Please write out the material below exactly as given.

# Start of Data excerpt

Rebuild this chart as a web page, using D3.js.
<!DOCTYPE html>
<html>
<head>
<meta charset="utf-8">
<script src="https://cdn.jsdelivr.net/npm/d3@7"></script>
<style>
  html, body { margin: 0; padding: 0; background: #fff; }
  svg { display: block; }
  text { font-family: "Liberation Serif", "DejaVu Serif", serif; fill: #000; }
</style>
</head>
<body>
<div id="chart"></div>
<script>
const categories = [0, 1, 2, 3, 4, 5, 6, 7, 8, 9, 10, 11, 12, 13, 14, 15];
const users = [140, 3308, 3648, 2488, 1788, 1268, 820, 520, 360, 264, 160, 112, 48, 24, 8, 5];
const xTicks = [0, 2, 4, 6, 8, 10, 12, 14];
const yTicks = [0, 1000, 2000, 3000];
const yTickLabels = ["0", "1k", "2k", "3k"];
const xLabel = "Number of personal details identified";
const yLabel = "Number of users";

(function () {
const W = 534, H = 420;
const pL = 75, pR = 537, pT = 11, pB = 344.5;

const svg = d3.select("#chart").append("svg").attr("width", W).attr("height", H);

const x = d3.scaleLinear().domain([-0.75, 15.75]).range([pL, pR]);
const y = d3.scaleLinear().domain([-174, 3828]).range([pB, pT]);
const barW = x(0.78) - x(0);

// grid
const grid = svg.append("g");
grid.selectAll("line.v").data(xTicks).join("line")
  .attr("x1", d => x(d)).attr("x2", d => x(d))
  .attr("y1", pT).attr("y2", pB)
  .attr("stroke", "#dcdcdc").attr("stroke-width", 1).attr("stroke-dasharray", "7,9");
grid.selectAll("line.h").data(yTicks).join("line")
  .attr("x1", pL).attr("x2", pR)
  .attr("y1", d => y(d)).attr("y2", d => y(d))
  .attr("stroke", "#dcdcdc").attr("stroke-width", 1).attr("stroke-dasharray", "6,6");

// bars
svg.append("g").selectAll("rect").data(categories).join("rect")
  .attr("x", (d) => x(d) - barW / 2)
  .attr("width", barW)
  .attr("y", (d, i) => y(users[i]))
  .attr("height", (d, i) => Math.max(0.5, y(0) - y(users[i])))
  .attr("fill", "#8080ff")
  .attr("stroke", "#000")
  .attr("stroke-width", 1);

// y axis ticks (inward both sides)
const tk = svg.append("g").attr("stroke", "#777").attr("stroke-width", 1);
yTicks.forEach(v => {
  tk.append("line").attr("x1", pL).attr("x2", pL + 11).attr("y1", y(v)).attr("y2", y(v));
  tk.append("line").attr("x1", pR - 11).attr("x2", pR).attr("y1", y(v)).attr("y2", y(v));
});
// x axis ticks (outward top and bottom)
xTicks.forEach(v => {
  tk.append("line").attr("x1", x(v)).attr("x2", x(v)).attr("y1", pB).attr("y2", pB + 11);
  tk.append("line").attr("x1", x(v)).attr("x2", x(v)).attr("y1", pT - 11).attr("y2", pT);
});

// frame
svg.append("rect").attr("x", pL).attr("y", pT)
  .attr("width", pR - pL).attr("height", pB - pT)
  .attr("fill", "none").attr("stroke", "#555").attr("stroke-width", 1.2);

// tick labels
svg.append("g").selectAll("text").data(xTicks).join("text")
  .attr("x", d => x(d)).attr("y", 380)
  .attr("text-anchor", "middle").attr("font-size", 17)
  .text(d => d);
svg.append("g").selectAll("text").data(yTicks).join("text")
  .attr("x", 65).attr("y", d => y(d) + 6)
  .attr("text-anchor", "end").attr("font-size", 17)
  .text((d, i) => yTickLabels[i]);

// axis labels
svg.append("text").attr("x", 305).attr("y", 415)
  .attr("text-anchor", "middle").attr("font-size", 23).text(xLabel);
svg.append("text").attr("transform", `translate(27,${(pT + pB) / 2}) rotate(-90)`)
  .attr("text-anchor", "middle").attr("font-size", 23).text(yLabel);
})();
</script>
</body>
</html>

# End of Data excerpt

§ Written answer
Rebuild this chart as a web page, using D3.js.
<!DOCTYPE html>
<html>
<head>
<meta charset="utf-8">
<script src="https://cdn.jsdelivr.net/npm/d3@7"></script>
<style>
  html, body { margin: 0; padding: 0; background: #fff; }
  svg { display: block; }
  text { font-family: "Liberation Serif", "DejaVu Serif", serif; fill: #000; }
</style>
</head>
<body>
<div id="chart"></div>
<script>
const categories = [0, 1, 2, 3, 4, 5, 6, 7, 8, 9, 10, 11, 12, 13, 14, 15];
const users = [140, 3308, 3648, 2488, 1788, 1268, 820, 520, 360, 264, 160, 112, 48, 24, 8, 5];
const xTicks = [0, 2, 4, 6, 8, 10, 12, 14];
const yTicks = [0, 1000, 2000, 3000];
const yTickLabels = ["0", "1k", "2k", "3k"];
const xLabel = "Number of personal details identified";
const yLabel = "Number of users";

(function () {
const W = 534, H = 420;
const pL = 75, pR = 537, pT = 11, pB = 344.5;

const svg = d3.select("#chart").append("svg").attr("width", W).attr("height", H);

const x = d3.scaleLinear().domain([-0.75, 15.75]).range([pL, pR]);
const y = d3.scaleLinear().domain([-174, 3828]).range([pB, pT]);
const barW = x(0.78) - x(0);

// grid
const grid = svg.append("g");
grid.selectAll("line.v").data(xTicks).join("line")
  .attr("x1", d => x(d)).attr("x2", d => x(d))
  .attr("y1", pT).attr("y2", pB)
  .attr("stroke", "#dcdcdc").attr("stroke-width", 1).attr("stroke-dasharray", "7,9");
grid.selectAll("line.h").data(yTicks).join("line")
  .attr("x1", pL).attr("x2", pR)
  .attr("y1", d => y(d)).attr("y2", d => y(d))
  .attr("stroke", "#dcdcdc").attr("stroke-width", 1).attr("stroke-dasharray", "6,6");

// bars
svg.append("g").selectAll("rect").data(categories).join("rect")
  .attr("x", (d) => x(d) - barW / 2)
  .attr("width", barW)
  .attr("y", (d, i) => y(users[i]))
  .attr("height", (d, i) => Math.max(0.5, y(0) - y(users[i])))
  .attr("fill", "#8080ff")
  .attr("stroke", "#000")
  .attr("stroke-width", 1);

// y axis ticks (inward both sides)
const tk = svg.append("g").attr("stroke", "#777").attr("stroke-width", 1);
yTicks.forEach(v => {
  tk.append("line").attr("x1", pL).attr("x2", pL + 11).attr("y1", y(v)).attr("y2", y(v));
  tk.append("line").attr("x1", pR - 11).attr("x2", pR).attr("y1", y(v)).attr("y2", y(v));
});
// x axis ticks (outward top and bottom)
xTicks.forEach(v => {
  tk.append("line").attr("x1", x(v)).attr("x2", x(v)).attr("y1", pB).attr("y2", pB + 11);
  tk.append("line").attr("x1", x(v)).attr("x2", x(v)).attr("y1", pT - 11).attr("y2", pT);
});

// frame
svg.append("rect").attr("x", pL).attr("y", pT)
  .attr("width", pR - pL).attr("height", pB - pT)
  .attr("fill", "none").attr("stroke", "#555").attr("stroke-width", 1.2);

// tick labels
svg.append("g").selectAll("text").data(xTicks).join("text")
  .attr("x", d => x(d)).attr("y", 380)
  .attr("text-anchor", "middle").attr("font-size", 17)
  .text(d => d);
svg.append("g").selectAll("text").data(yTicks).join("text")
  .attr("x", 65).attr("y", d => y(d) + 6)
  .attr("text-anchor", "end").attr("font-size", 17)
  .text((d, i) => yTickLabels[i]);

// axis labels
svg.append("text").attr("x", 305).attr("y", 415)
  .attr("text-anchor", "middle").attr("font-size", 23).text(xLabel);
svg.append("text").attr("transform", `translate(27,${(pT + pB) / 2}) rotate(-90)`)
  .attr("text-anchor", "middle").attr("font-size", 23).text(yLabel);
})();
</script>
</body>
</html>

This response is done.